Initialize AnalysisDriver with shared configuration.

Parameters:

Name Type Description Default
enable_cache bool

Enable Hamilton caching for expensive computations. Defaults to False.

False
cache_path str

Directory path for cache storage. If None, uses HAMILTON_CACHE_PATH from settings. If the setting is not set, raises ValueError.

None
local_executor_type Optional[str]

Local executor type.

'synchronous'
remote_executor_type str

Remote executor type for parallel processing. Options: 'multithreading' or 'multiprocessing'. Defaults to 'multithreading'.

'multithreading'
max_parallel_tasks int

Maximum number of parallel tasks for symbol-level processing. Defaults to 5.

5
enable_telemetry bool

Enable Hamilton telemetry data collection. Defaults to False.

False

detect_anomalies

detect_anomalies(ohlcv: Optional[DataFrame] = None, ohlcv_from_source: str = 'disabled', ohlcv_from_config: Dict[str, Any] = None, ohlcv_features_list: List[str] = None, use_adjusted: bool = True, isolation_forest_config: Dict[str, Any] = None, to_dataset: str = 'disabled', to_dataset_config: Dict[str, Any] = None, to_arcticdb: str = 'disabled', to_arcticdb_config: Dict[str, Any] = None, driver_config: Dict[str, Any] = None) -> Dict[str, Any]

Detect anomalies in OHLCV time series data using Isolation Forest.

Executes a Hamilton DAG that standardizes OHLCV data, computes features, applies Isolation Forest anomaly detection, and optionally persists results to datasets or ArcticDB. Supports multiple data sources (Yahoo Finance, Intrinio, ArcticDB) or direct DataFrame input.

Parameters:

Name Type Description Default
ohlcv Optional[DataFrame]

Pre-loaded OHLCV DataFrame with MultiIndex (date, symbol). Required if ohlcv_from_source is 'disabled'. Defaults to None.

None
ohlcv_from_source str

Data source for OHLCV retrieval.
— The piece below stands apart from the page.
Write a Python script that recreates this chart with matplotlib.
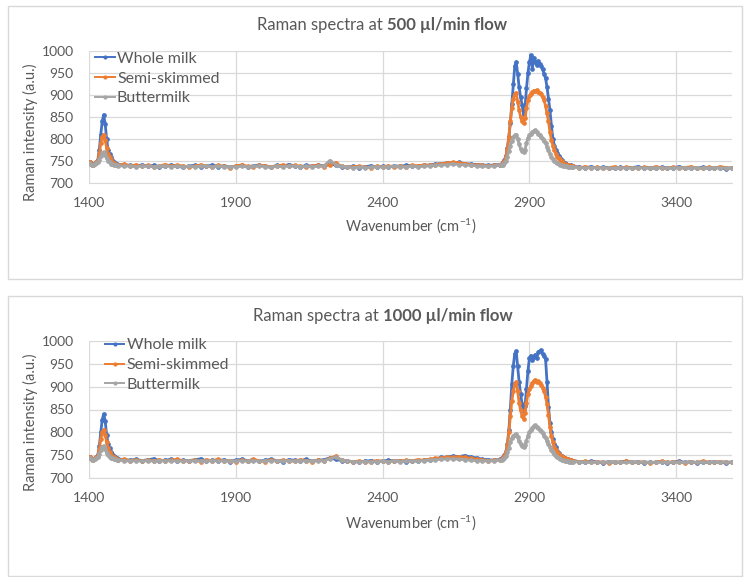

Options: 'disabled' (use ohlcv parameter), 'yfinance', 'intrinio', or 'arcticdb'. Defaults to 'disabled'.

'disabled'
ohlcv_from_config Dict[str, Any]

Configuration dictionary passed to the data source function. Required when ohlcv_from_source is not 'disabled'. Defaults to None.

None
ohlcv_features_list List[str]

List of feature names to compute from OHLCV data. Options: 'returns', 'volume_change', 'high_low_range', 'volatility'. Defaults to ['returns', 'volume_change', 'high_low_range'].

None
use_adjusted bool

Whether to use adjusted OHLCV columns (adj_close, etc.) if available. Defaults to True.

True
isolation_forest_config Dict[str, Any]

Configuration dictionary for sklearn's IsolationForest. Defaults to {'contamination': 0.02, 'random_state': 42, 'n_estimators': 200, 'max_samples': 250}.

None
to_dataset str

Whether to save anomaly results to a dataset. Options: 'disabled' or 'enabled'. Defaults to 'disabled'.

'disabled'
to_dataset_config Dict[str, Any]

Configuration for dataset output. Defaults to {'dataset_name': 'ohlcv_anomalies', 'ddb_dataset_ttl': 7}.

None
to_arcticdb str

Whether to save results to ArcticDB. Options: 'disabled' or 'enabled'. Defaults to 'disabled'.

'disabled'
to_arcticdb_config Dict[str, Any]

Configuration for ArcticDB output. Defaults to {'backend': 'LMDB', 'library_name': 'analysis', 'symbol_prefix': '', 'symbol_suffix': '_ohlcv_anomaly'}.

None
driver_config Dict[str, Any]

Additional configuration passed to the Hamilton Driver builder. Defaults to {}.

None

Returns:

Type Description
Dict[str, Any]

Dictionary containing execution results with keys 'analysis_result'

Dict[str, Any]

(DataFrame with anomaly scores and flags), 'analysis_to_dataset'

Dict[str, Any]

(dataset save status), and 'analysis_to_arcticdb' (ArcticDB save status).

Raises:

Type Description
ValueError

If neither ohlcv nor ohlcv_from_source is provided, or if ohlcv_from_source is unsupported, or if ohlcv_from_config is missing when required.